**Instruction:**
The lines from the top of the material through the line with "from bokeh.resources import INLINE" are to be set down exactly. Leave the pictures out.

⟨

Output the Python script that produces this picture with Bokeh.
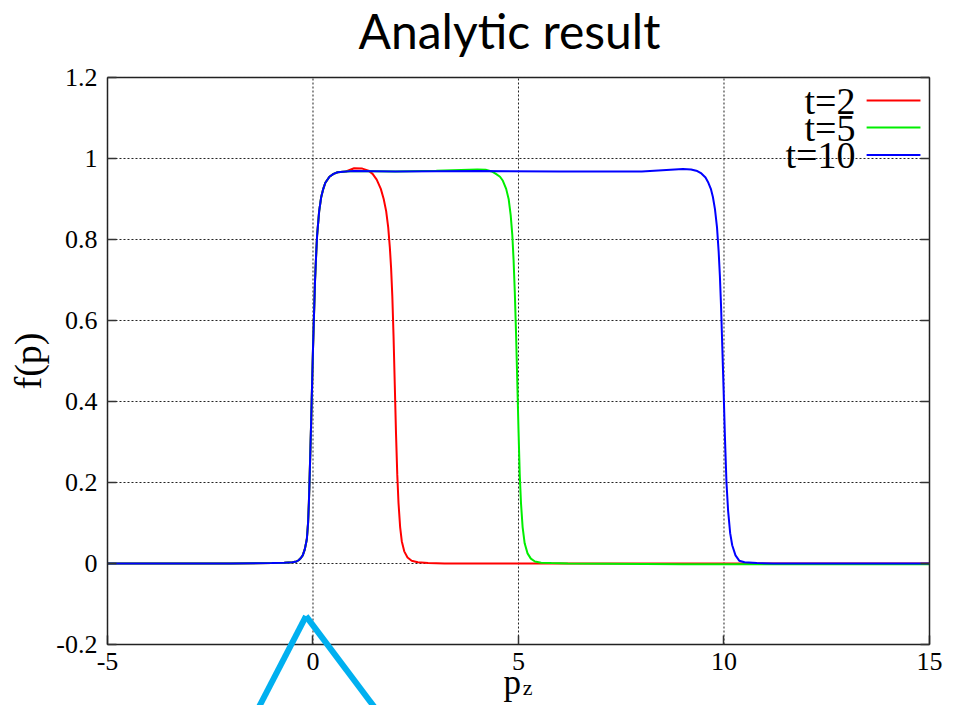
from bokeh.plotting import figure
from bokeh.models import Range1d, FixedTicker, LinearAxis, Label, Arrow
from bokeh.embed import file_html
from bokeh.resources import INLINE

# ---------------- data ----------------
x_ticks = [-5, 0, 5, 10, 15]
x_tick_labels = ["-5", "0", "5", "10", "15"]
y_ticks = [-0.2, 0, 0.2, 0.4, 0.6, 0.8, 1.0, 1.2]
y_tick_labels = ["-0.2", "0", "0.2", "0.4", "0.6", "0.8", "1", "1.2"]

series_names = ["t=2", "t=5", "t=10"]

# shared rising edge (all three curves coincide there)
x_rise = [-5, -2, -1, -0.7, -0.5, -0.4, -0.35, -0.3, -0.25, -0.2, -0.15, -0.12, -0.1,
          -0.08, -0.05, -0.02, 0, 0.02, 0.05, 0.08, 0.1, 0.15, 0.2, 0.25, 0.3, 0.4,
          0.5, 0.6, 0.8]
y_rise = [0, 0, 0.001, 0.002, 0.003, 0.005, 0.008, 0.013, 0.02, 0.035, 0.06, 0.1, 0.15,
          0.22, 0.33, 0.45, 0.53, 0.6, 0.7, 0.77, 0.81, 0.87, 0.905, 0.925, 0.94, 0.955,
          0.962, 0.966, 0.968]

x_t2 = x_rise + [1.0, 1.2, 1.35, 1.45, 1.55, 1.65, 1.72, 1.78, 1.83, 1.87, 1.9, 1.93,
                 1.96, 1.99, 2.02, 2.05, 2.08, 2.12, 2.16, 2.22, 2.3, 2.4, 2.55, 2.8,
                 3.2, 6.0, 10.0, 15]
y_t2 = y_rise + [0.976, 0.975, 0.97, 0.962, 0.948, 0.925, 0.9, 0.87, 0.83, 0.78, 0.73,
                 0.66, 0.56, 0.44, 0.32, 0.22, 0.15, 0.09, 0.055, 0.03, 0.015, 0.007,
                 0.003, 0.001, 0.0, 0.0, 0.0, 0.0]

x_t5 = x_rise + [1.0, 2.0, 3.0, 4.0, 4.2, 4.35, 4.45, 4.55, 4.62, 4.7, 4.76, 4.81, 4.85,
                 4.88, 4.91, 4.94, 4.97, 5.0, 5.03, 5.06, 5.1, 5.15, 5.22, 5.3, 5.4,
                 5.55, 5.8, 6.2, 9.0, 12.0, 15]
y_t5 = y_rise + [0.969, 0.968, 0.97, 0.973, 0.972, 0.968, 0.962, 0.955, 0.945, 0.925,
                 0.9, 0.86, 0.81, 0.75, 0.67, 0.57, 0.45, 0.33, 0.22, 0.15, 0.09, 0.05,
                 0.025, 0.012, 0.005, 0.002, 0.001, 0.0, -0.002, -0.002, -0.002]

x_t10 = x_rise + [1.0, 2.0, 4.0, 6.0, 8.0, 9.0, 9.2, 9.35, 9.45, 9.55, 9.62, 9.68, 9.73,
                  9.78, 9.83, 9.87, 9.9, 9.93, 9.96, 9.99, 10.02, 10.06, 10.1, 10.15,
                  10.2, 10.28, 10.37, 10.5, 10.8, 11.2, 13.0, 15]
y_t10 = y_rise + [0.969, 0.968, 0.969, 0.968, 0.968, 0.974, 0.973, 0.969, 0.963, 0.953,
                  0.94, 0.925, 0.905, 0.875, 0.83, 0.77, 0.71, 0.63, 0.53, 0.43, 0.32,
                  0.2, 0.13, 0.075, 0.045, 0.02, 0.007, 0.003, 0.001, 0.0, 0.0, 0.0]

# cyan callout wedge drawn over the chart in the reference (data coordinates)
callout_x = [-1.41, -0.17, 1.63]
callout_y = [-0.373, -0.13, -0.373]

# ---------------- styles / layout ----------------
colors = ["#ff0000", "#00ee00", "#0000ff"]
SERIF = "Liberation Serif"
X0, X1, Y0, Y1 = -5, 15, -0.2, 1.2
# the drawing area covers the whole canvas; the boxed plot is X0..X1 x Y0..Y1
VIEW_X = (-7.6034, 15.3893)
VIEW_Y = (-0.3506, 1.3901)

p = figure(frame_width=945, frame_height=705,
           x_range=Range1d(*VIEW_X), y_range=Range1d(*VIEW_Y),
           output_backend="svg", toolbar_location=None,
           min_border=0, min_border_left=0, min_border_right=0,
           min_border_top=0, min_border_bottom=0,
           background_fill_color="white", border_fill_color="white")
p.outline_line_color = None
p.xgrid.visible = False
p.ygrid.visible = False

AX_COL = "#222222"
GRID = dict(line_color="#222222", line_dash="2 2", line_width=1)

# dotted grid, limited to the boxed plot
p.segment(x0=x_ticks, y0=[Y0] * len(x_ticks), x1=x_ticks, y1=[Y1] * len(x_ticks), **GRID)
p.segment(x0=[X0] * len(y_ticks), y0=y_ticks, x1=[X1] * len(y_ticks), y1=y_ticks, **GRID)


def style_axis(ax):
    ax.axis_line_color = AX_COL
    ax.axis_line_width = 1.5
    ax.major_tick_in = 9
    ax.major_tick_out = 0
    ax.major_tick_line_color = "#333333"
    ax.major_tick_line_width = 1.5
    ax.minor_tick_line_color = None


xa = p.xaxis[0]
style_axis(xa)
xa.fixed_location = Y0
xa.bounds = (X0, X1)
xa.ticker = FixedTicker(ticks=x_ticks)
xa.major_label_overrides = dict(zip(x_ticks, x_tick_labels))
xa.major_label_standoff = 8
xa.major_label_text_font = SERIF
xa.major_label_text_font_size = "26px"
xa.major_label_text_color = "black"

ya = p.yaxis[0]
style_axis(ya)
ya.fixed_location = X0
ya.bounds = (Y0, Y1)
ya.ticker = FixedTicker(ticks=y_ticks)
ya.major_label_overrides = dict(zip(y_ticks, y_tick_labels))
ya.major_label_standoff = 10
ya.major_label_text_font = SERIF
ya.major_label_text_font_size = "26px"
ya.major_label_text_color = "black"
ya.axis_label = "f(p)"
ya.axis_label_text_font = SERIF
ya.axis_label_text_font_size = "38px"
ya.axis_label_text_font_style = "normal"
ya.axis_label_text_color = "black"
ya.axis_label_standoff = 4

right = LinearAxis(fixed_location=X1, bounds=(Y0, Y1), ticker=FixedTicker(ticks=y_ticks),
                   major_label_text_color=None, major_label_text_font_size="10px")
style_axis(right)
p.add_layout(right, "right")

top = LinearAxis(fixed_location=Y1, bounds=(X0, X1), ticker=FixedTicker(ticks=x_ticks),
                 major_label_text_color=None, major_label_text_font_size="10px")
style_axis(top)
top.major_tick_in = 0
p.add_layout(top, "above")

for xv, yv, c in zip([x_t2, x_t5, x_t10], [y_t2, y_t5, y_t10], colors):
    p.line(xv, yv, line_color=c, line_width=2)

# title
p.add_layout(Label(x=4.78, y=1.316, text="Analytic result", text_align="center",
                   text_baseline="alphabetic", text_font="Lato",
                   text_font_size="48px", text_color="black"))

# x-axis label p_z
p.add_layout(Label(x=4.85, y=-0.294, text="p", text_align="center",
                   text_baseline="alphabetic", text_font=SERIF,
                   text_font_size="35px", text_color="black"))
p.add_layout(Label(x=5.22, y=-0.305, text="z", text_align="center",
                   text_baseline="alphabetic", text_font=SERIF,
                   text_font_size="22px", text_color="black"))

# legend (text to the left of the key line, as in the reference)
leg_text_x = 13.2
leg_line_x0, leg_line_x1 = 13.47, 14.78
leg_rows = [1.143, 1.0765, 1.0085]
for name, c, ry in zip(series_names, colors, leg_rows):
    p.add_layout(Label(x=leg_text_x, y=ry, text=name, text_align="right",
                       text_baseline="middle", text_font=SERIF,
                       text_font_size="38px", text_color="black"))
    p.add_layout(Arrow(end=None, x_start=leg_line_x0, y_start=ry,
                       x_end=leg_line_x1, y_end=ry, line_color=c, line_width=2))

# cyan callout wedge
for i in range(2):
    p.add_layout(Arrow(end=None, x_start=callout_x[i], y_start=callout_y[i],
                       x_end=callout_x[i + 1], y_end=callout_y[i + 1],
                       line_color="#00b0f0", line_width=6))

open("out.html", "w").write(file_html(p, INLINE))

⟩

**Answer to this problem:**
Output the Python script that produces this picture with Bokeh.
from bokeh.plotting import figure
from bokeh.models import Range1d, FixedTicker, LinearAxis, Label, Arrow
from bokeh.embed import file_html
from bokeh.resources import INLINE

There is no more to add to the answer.